What is crossboarding and what should it include?

The benefits of well-organised staff onboarding are undeniable and it is often seen that organisations with the highest levels of staff engagement and, therefore, productivity are actively actioning clear onboarding processes for their new hires.

You can read more about what employee onboarding is and why you need it here.

There are also, however, many benefits to hiring for vacant roles internally and crossboarding those employees.

What is crossboarding?

An organisation can save time and money by hiring a member of staff who already knows how their company operates, is familiar with the structures and people within the business and may already know how their new role works. The time taken to find and recruit a new team member from within will typically be significantly less than an external hire – often also resulting in a tighter person-to-role fit.

It is all too easy, however, to overlook the onboarding process when a team member already knows the business and has, perhaps, previously been trained on key initiation elements. This will, clearly, adversely impact the transition to the new role and increase the ramp time to full productivity.

By reviewing your existing staff onboarding procedure in the context of an existing staff member transitioning into a new role, it is possible to create a strategic crossboarding process. In turn, this revised process can really facilitate the transition: maximizing the role inductee’s engagement and readiness for the new role within the organisation.
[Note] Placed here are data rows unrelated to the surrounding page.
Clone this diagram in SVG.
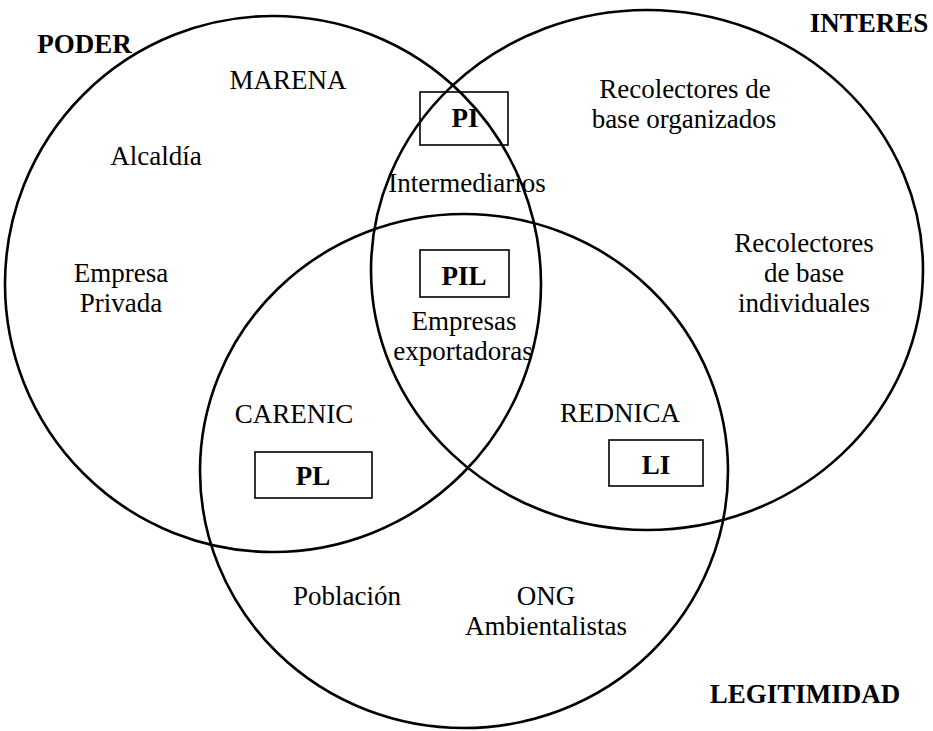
<svg xmlns="http://www.w3.org/2000/svg" width="933" height="731" viewBox="0 0 933 731">
<style>
.c{fill:none;stroke:#000;stroke-width:2.6}
.b{fill:none;stroke:#000;stroke-width:1.6}
text{font-family:'Liberation Serif',serif;font-size:27px;fill:#000;text-anchor:middle}
.h{font-weight:bold}
</style>
<rect width="933" height="731" fill="#fff"/>
<g id="circles">
<ellipse id="poder" class="c" cx="273" cy="284" rx="268" ry="268"/>
<ellipse id="interes" class="c" cx="647" cy="270" rx="276" ry="260"/>
<ellipse id="legitimidad" class="c" cx="464" cy="471" rx="264" ry="257"/>
</g>
<g id="titles">
<text class="h" x="84.5" y="53">PODER</text>
<text class="h" x="869" y="32">INTERES</text>
<text class="h" x="805" y="703">LEGITIMIDAD</text>
</g>
<g id="n-marena"><text x="288" y="89">MARENA</text></g>
<g id="n-alcaldia"><text x="156" y="165">Alcaldía</text></g>
<g id="n-empresa-privada"><text x="121" y="282">Empresa</text><text x="121" y="312">Privada</text></g>
<g id="n-pi"><rect class="b" x="420" y="92" width="88" height="53"/><text class="h" x="465" y="127">PI</text></g>
<g id="n-intermediarios"><text x="467" y="192">Intermediarios</text></g>
<g id="n-pil"><rect class="b" x="420" y="250" width="89" height="47"/><text class="h" x="464" y="285">PIL</text></g>
<g id="n-empresas-exportadoras"><text x="464" y="330">Empresas</text><text x="463" y="360">exportadoras</text></g>
<g id="n-recolectores-org"><text x="685" y="98">Recolectores de</text><text x="684" y="128">base organizados</text></g>
<g id="n-recolectores-ind"><text x="804" y="252">Recolectores</text><text x="804" y="282">de base</text><text x="804" y="312">individuales</text></g>
<g id="n-carenic"><text x="294" y="423">CARENIC</text></g>
<g id="n-pl"><rect class="b" x="255" y="452" width="117" height="46"/><text class="h" x="313" y="485">PL</text></g>
<g id="n-rednica"><text x="620" y="422">REDNICA</text></g>
<g id="n-li"><rect class="b" x="609" y="440" width="94" height="46"/><text class="h" x="656" y="474">LI</text></g>
<g id="n-poblacion"><text x="347" y="605">Población</text></g>
<g id="n-ong"><text x="546" y="605">ONG</text><text x="546" y="635">Ambientalistas</text></g>
</svg>
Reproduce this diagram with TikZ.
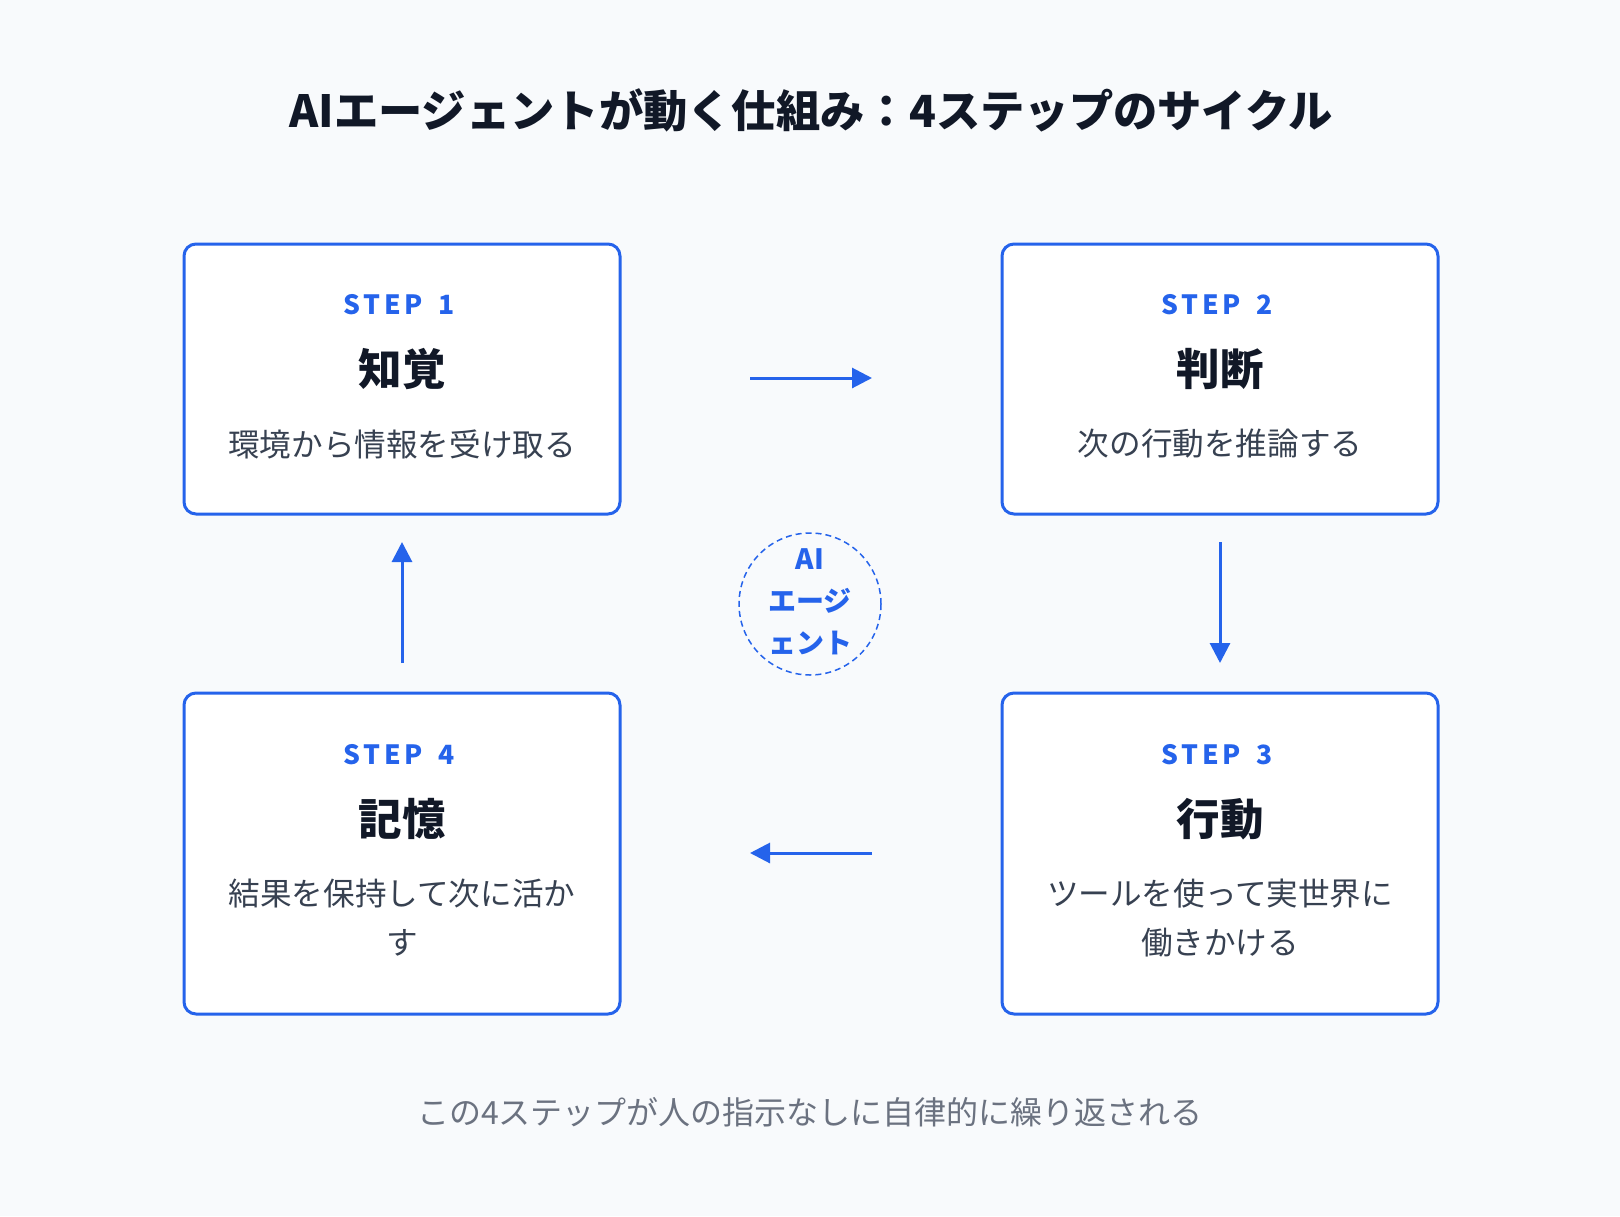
\documentclass[tikz,border=0pt]{standalone}
\usepackage{fontspec}
\setmainfont{Noto Sans CJK JP}
\newfontfamily\stepfont[LetterSpace=14]{Noto Sans CJK JP}
\usetikzlibrary{arrows.meta}
\definecolor{bgc}{HTML}{F8FAFC}
\definecolor{blu}{HTML}{2563EB}
\definecolor{dark}{HTML}{111827}
\definecolor{desc}{HTML}{374151}
\definecolor{foot}{HTML}{6B7280}
\begin{document}
\begin{tikzpicture}[x=1pt,y=-1pt,
  stepbox/.style={draw=blu,line width=3pt,fill=white,rounded corners=12pt},
  steplabel/.style={text=blu,font=\stepfont\fontsize{26.5}{30}\selectfont\bfseries,anchor=center},
  headlabel/.style={text=dark,font=\fontsize{43.5}{50}\selectfont\bfseries,anchor=center},
  desclabel/.style={text=desc,font=\fontsize{31.6}{49}\selectfont,anchor=center,align=center},
  flow/.style={draw=blu,line width=3pt,-{Triangle[length=20pt,width=20pt]}},
  agent/.style={circle,draw=blu,line width=1.5pt,dash pattern=on 6pt off 4pt,minimum size=142pt,inner sep=0pt}
]
\fill[bgc] (0,0) rectangle (1620,1216);
\useasboundingbox (0,0) rectangle (1620,1216);

\node[text=dark,font=\fontsize{44.3}{50}\selectfont\bfseries] (title) at (811,110) {AIエージェントが動く仕組み：4ステップのサイクル};

% boxes
\draw[stepbox] (184,244) rectangle (620,514);
\draw[stepbox] (1002,244) rectangle (1438,514);
\draw[stepbox] (1002,693) rectangle (1438,1014);
\draw[stepbox] (184,693) rectangle (620,1014);

\node[steplabel] (s1) at (399,305) {STEP\hspace{6pt} 1};
\node[headlabel] (h1) at (402,369) {知覚};
\node[desclabel] (d1) at (402,444) {環境から情報を受け取る};

\node[steplabel] (s2) at (1217,305) {STEP\hspace{6pt} 2};
\node[headlabel] (h2) at (1220,369) {判断};
\node[desclabel] (d2) at (1220,444) {次の行動を推論する};

\node[steplabel] (s3) at (1217,755) {STEP\hspace{6pt} 3};
\node[headlabel] (h3) at (1220,819) {行動};
\node[desclabel] (d3) at (1220,918) {ツールを使って実世界に\\働きかける};

\node[steplabel] (s4) at (399,755) {STEP\hspace{6pt} 4};
\node[headlabel] (h4) at (402,819) {記憶};
\node[desclabel] (d4) at (402,918) {結果を保持して次に活か\\す};

% arrow endpoints
\coordinate (a1s) at (750,378);
\coordinate (a1e) at (872,378);
\coordinate (a2s) at (1220,542);
\coordinate (a2e) at (1220,663);
\coordinate (a3s) at (872,853);
\coordinate (a3e) at (750,853);
\coordinate (a4s) at (402,663);
\coordinate (a4e) at (402,542);
\draw[flow] (a1s) -- (a1e);
\draw[flow] (a2s) -- (a2e);
\draw[flow] (a3s) -- (a3e);
\draw[flow] (a4s) -- (a4e);

\node[agent] (ag) at (810,604) {};
\node[text=blu,font=\fontsize{28}{42}\selectfont\bfseries,align=center] (agt) at (810,602) {AI\\エージ\\ェント};

\node[text=foot,font=\fontsize{32}{36}\selectfont] (ft) at (810,1112) {この4ステップが人の指示なしに自律的に繰り返される};
\end{tikzpicture}
\end{document}
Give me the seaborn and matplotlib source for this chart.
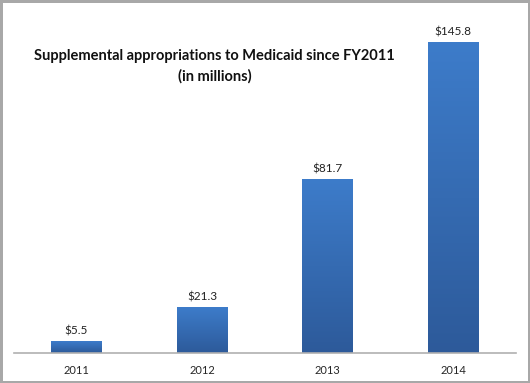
import matplotlib
matplotlib.use("Agg")
import matplotlib.pyplot as plt
import seaborn as sns
import numpy as np
import pandas as pd
from matplotlib.colors import LinearSegmentedColormap

years = ["2011", "2012", "2013", "2014"]
amounts = [5.5, 21.3, 81.7, 145.8]
labels = ["$5.5", "$21.3", "$81.7", "$145.8"]

title = "Supplemental appropriations to Medicaid since FY2011\n(in millions)"

df = pd.DataFrame({"year": years, "amount": amounts})

sns.set_style("white")
plt.rcParams["font.family"] = ["Lato", "DejaVu Sans"]

fig = plt.figure(figsize=(5.3, 3.83), dpi=100, edgecolor="#a8a8a8", linewidth=2.5)
ax = fig.add_axes([0.0255, 0.079, 0.948, 0.895])

sns.barplot(x="year", y="amount", data=df, ax=ax, color="#3a72bd",
            width=0.4, saturation=1)

# vertical gradient on bars, lighter at the top
cmap = LinearSegmentedColormap.from_list("bar", ["#2d5a9a", "#3d7cca"])
grad = np.linspace(0, 1, 256).reshape(-1, 1)
for p in ax.patches:
    x0, y0 = p.get_x(), p.get_y()
    w, h = p.get_width(), p.get_height()
    im = ax.imshow(grad, cmap=cmap, origin="lower", aspect="auto",
                   extent=[x0, x0 + w, y0, y0 + h], zorder=p.get_zorder() + 0.1)
    im.set_clip_path(p)

for i, (v, lab) in enumerate(zip(amounts, labels)):
    ax.text(i, v + 2.2, lab, ha="center", va="bottom", fontsize=8.5, color="#222222")

ax.set_xlim(-0.5, 3.5)
ax.set_ylim(0, 161)
ax.set_xlabel("")
ax.set_ylabel("")
ax.set_yticks([])

for s in ["top", "right", "left"]:
    ax.spines[s].set_visible(False)
ax.spines["bottom"].set_color("#b0b0b0")
ax.spines["bottom"].set_linewidth(1.2)

ax.set_xticks(range(len(years)))
ax.set_xticklabels(years, fontsize=8)
ax.tick_params(axis="x", which="major", length=0, pad=9)
ax.set_xticks([-0.5, 0.5, 1.5, 2.5, 3.5], minor=True)
ax.tick_params(axis="x", which="minor", length=4, color="#909090", direction="out")

fig.text(0.405, 0.827, title, ha="center", va="center", fontsize=10.5,
         fontweight="bold", linespacing=1.5, color="#111111")

fig.savefig("out.png", dpi=100)
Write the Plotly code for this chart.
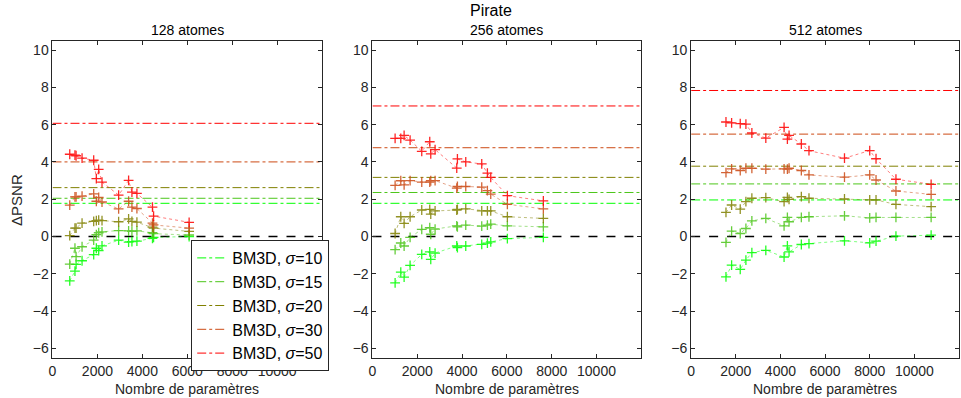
import plotly.graph_objects as go

# ---------------- data ----------------
sigmas = [10, 15, 20, 30, 50]
colors = ["#00ff00", "#4cc61a", "#808000", "#cc4a14", "#ff0000"]
panel_titles = ["128 atomes", "256 atomes", "512 atomes"]
xticks = [0, 2000, 4000, 6000, 8000, 10000]
xticklabels = ["0", "2000", "4000", "6000", "8000", "10000"]
yticks = [-6, -4, -2, 0, 2, 4, 6, 8, 10]

# BM3D reference levels (horizontal lines), one per sigma
bm3d_128 = [1.78, 2.05, 2.62, 4.00, 6.07]
bm3d_256 = [1.78, 2.36, 3.17, 4.76, 7.00]
bm3d_512 = [1.96, 2.82, 3.77, 5.49, 7.83]

# 128 atomes
x128 = [768, 1000, 1050, 1316, 1834, 1952, 2056, 2204, 2944, 3388, 3536, 3758, 4450, 4500, 6082]
s10_128 = [-2.38, -1.86, -1.50, -1.30, -0.97, -0.63, -0.75, -0.50, -0.20, -0.30, -0.27, -0.25, -0.10, -0.05, 0.00]
s15_128 = [-1.48, -0.63, -1.08, -0.55, -0.20, 0.10, 0.20, 0.25, 0.32, 0.30, 0.28, 0.30, 0.20, 0.15, 0.08]
s20_128 = [0.05, 0.45, 0.45, 0.72, 0.81, 0.85, 0.88, 0.85, 0.79, 0.94, 0.81, 0.77, 0.50, 0.45, 0.27]
s30_128 = [1.68, 2.13, 2.13, 2.16, 2.29, 1.89, 2.10, 1.85, 1.48, 1.89, 1.57, 1.50, 0.72, 0.62, 0.45]
s50_128 = [4.41, 4.36, 4.33, 4.20, 4.09, 3.10, 3.60, 2.92, 2.22, 3.01, 2.38, 2.31, 1.57, 1.09, 0.76]

# 256 atomes
x256 = [1011, 1264, 1413, 1680, 2200, 2557, 2602, 2795, 3762, 3792, 4164, 4877, 5130, 5279, 6021, 7627]
s10_256 = [-2.49, -1.91, -2.18, -1.55, -0.96, -0.83, -1.23, -0.89, -0.51, -0.60, -0.51, -0.42, -0.36, -0.29, -0.11, -0.05]
s15_256 = [-0.70, -0.35, -0.51, -0.05, 0.38, 0.47, 0.12, 0.40, 0.57, 0.52, 0.61, 0.56, 0.61, 0.66, 0.57, 0.52]
s20_256 = [0.16, 1.06, 0.70, 1.06, 1.42, 1.45, 1.20, 1.37, 1.42, 1.45, 1.48, 1.37, 1.37, 1.37, 1.06, 0.97]
s30_256 = [2.74, 2.99, 2.77, 3.00, 2.92, 2.92, 2.99, 3.00, 2.59, 2.68, 2.68, 2.65, 2.46, 2.27, 1.73, 1.48]
s50_256 = [5.26, 5.26, 5.42, 5.17, 4.57, 5.08, 4.43, 4.66, 3.67, 4.16, 4.00, 3.89, 3.40, 3.17, 2.19, 1.91]

# 512 atomes
x512 = [1561, 1814, 2200, 2454, 2721, 3346, 4164, 4312, 4387, 4937, 5279, 6870, 8000, 8283, 9175, 10751]
s10_512 = [-2.17, -1.54, -1.76, -1.27, -0.86, -0.74, -1.10, -0.50, -0.83, -0.43, -0.38, -0.23, -0.34, -0.25, 0.02, 0.07]
s15_512 = [-0.32, 0.29, 0.16, 0.43, 0.84, 0.97, 0.57, 1.02, 0.79, 1.02, 1.06, 1.11, 1.00, 1.02, 1.02, 1.02]
s20_512 = [1.29, 1.69, 1.47, 1.87, 2.05, 2.08, 1.87, 2.10, 1.99, 2.14, 2.05, 2.01, 1.96, 1.96, 1.72, 1.60]
s30_512 = [3.43, 3.63, 3.54, 3.66, 3.66, 3.61, 3.63, 3.61, 3.66, 3.54, 3.30, 3.18, 3.30, 3.03, 2.44, 2.26]
s50_512 = [6.14, 6.09, 6.05, 6.03, 5.55, 5.28, 5.85, 5.22, 5.42, 4.96, 4.60, 4.20, 4.61, 4.17, 3.07, 2.80]

panels = [
    (x128, [s10_128, s15_128, s20_128, s30_128, s50_128], bm3d_128),
    (x256, [s10_256, s15_256, s20_256, s30_256, s50_256], bm3d_256),
    (x512, [s10_512, s15_512, s20_512, s30_512, s50_512], bm3d_512),
]

# ---------------- layout geometry ----------------
W, H = 961, 398
x_domains = [[48.7 / W, 319.4 / W], [370.0 / W, 640.0 / W], [690.0 / W, 959.0 / W]]
y_domain = [1 - 357.7 / H, 1 - 40.7 / H]
XMAX = 12000
FONT = "Liberation Sans, Arial, sans-serif"
AX = "#262626"

fig = go.Figure()

for p, (xs, series, levels) in enumerate(panels):
    xa = "x" if p == 0 else f"x{p+1}"
    ya = "y" if p == 0 else f"y{p+1}"
    for k, (sig, col, lev) in enumerate(zip(sigmas, colors, levels)):
        fig.add_trace(go.Scatter(
            x=[0, XMAX], y=[lev, lev], mode="lines",
            line=dict(color=col, width=1, dash="dashdot"),
            name=f"BM3D, <i>σ</i>={sig}", showlegend=(p == 0),
            xaxis=xa, yaxis=ya, hoverinfo="skip"))
    fig.add_trace(go.Scatter(
        x=[0, XMAX], y=[0, 0], mode="lines",
        line=dict(color="black", width=1.5, dash="dash"),
        showlegend=False, xaxis=xa, yaxis=ya, hoverinfo="skip"))
    for col, ys in zip(colors, series):
        fig.add_trace(go.Scatter(
            x=xs, y=ys, mode="lines",
            line=dict(color=col, width=1, dash="dot"), opacity=0.5,
            showlegend=False, xaxis=xa, yaxis=ya))
    for col, ys in zip(colors, series):
        fig.add_trace(go.Scatter(
            x=xs, y=ys, mode="markers",
            marker=dict(symbol="cross-thin", size=7, color=col,
                        line=dict(color=col, width=1.3)),
            opacity=0.85, showlegend=False, xaxis=xa, yaxis=ya))

axis_common = dict(showline=True, linecolor=AX, linewidth=1, mirror="ticks",
                   ticks="inside", ticklen=4, tickcolor=AX, showgrid=False,
                   zeroline=False, tickfont=dict(family=FONT, size=14, color=AX))

layout = dict(
    width=W, height=H, margin=dict(l=0, r=0, t=0, b=0),
    paper_bgcolor="white", plot_bgcolor="white",
    font=dict(family=FONT, color=AX),
    showlegend=True,
    legend=dict(x=188 / W, y=1 - 240 / H, xanchor="left", yanchor="top",
                bgcolor="white", bordercolor=AX, borderwidth=1,
                font=dict(family=FONT, size=16, color="black"),
                tracegroupgap=0, itemwidth=30),
)
for p in range(3):
    sx = "" if p == 0 else str(p + 1)
    layout[f"xaxis{sx}"] = dict(domain=x_domains[p], range=[0, XMAX], tickvals=xticks,
                                ticktext=xticklabels, anchor=f"y{sx}", **axis_common)
    layout[f"yaxis{sx}"] = dict(domain=y_domain, range=[-6.5, 10.5], tickvals=yticks,
                                anchor=f"x{sx}", **axis_common)
fig.update_layout(**layout)

ann = []
for p in range(3):
    cx = (x_domains[p][0] + x_domains[p][1]) / 2
    ann.append(dict(text=panel_titles[p], x=cx, y=1 - 30 / H, xref="paper", yref="paper",
                    xanchor="center", yanchor="middle",
                    showarrow=False, font=dict(family=FONT, size=14, color="black")))
    ann.append(dict(text="Nombre de paramètres", x=cx, y=1 - 389 / H, xref="paper", yref="paper",
                    xanchor="center", yanchor="middle",
                    showarrow=False, font=dict(family=FONT, size=14, color=AX)))
ann.append(dict(text="Pirate", x=489 / W, y=1 - 11 / H, xref="paper", yref="paper",
                xanchor="center", yanchor="middle",
                showarrow=False, font=dict(family=FONT, size=16, color="black")))
ann.append(dict(text="ΔPSNR", x=13 / W, y=1 - 200 / H, xref="paper", yref="paper",
                xanchor="center", yanchor="middle",
                showarrow=False, textangle=-90, font=dict(family=FONT, size=15, color=AX)))
fig.update_layout(annotations=ann)

fig.write_html("out.html")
In Method Grid, your existing onboarding grid can be cloned and adapted to create a crossboarding grid to share with transitioning employees. This ensures that all key documents are kept in one place and offers relevant familiarization task checklists to be completed by both employees and managers.

What should crossboarding include?

In addition to refreshing staff training, company missions, values and role specific initiation items, your crossboarding procedure grid should include:

  • A checklist of items to be discussed at a meeting between the new and former managers to discuss the transition;
  • Clear learning and professional development goals with respect to their new role and responsibilities (with a heightened focus on the first three months of the role);
  • Regular progress reviews (you should check in with crossboarding staff as often as you would for a completely new recruit);
  • Introductions to their new team colleagues;
  • An assigned buddy within their new team to help them settle in;
  • A new development plan to build longer-term skill sets and overall career progression.

In summary, it is vital when hiring internally that organisations do not overlook a consistent crossboarding procedure in order to ensure smooth staff transition and maximal employee engagement and productivity.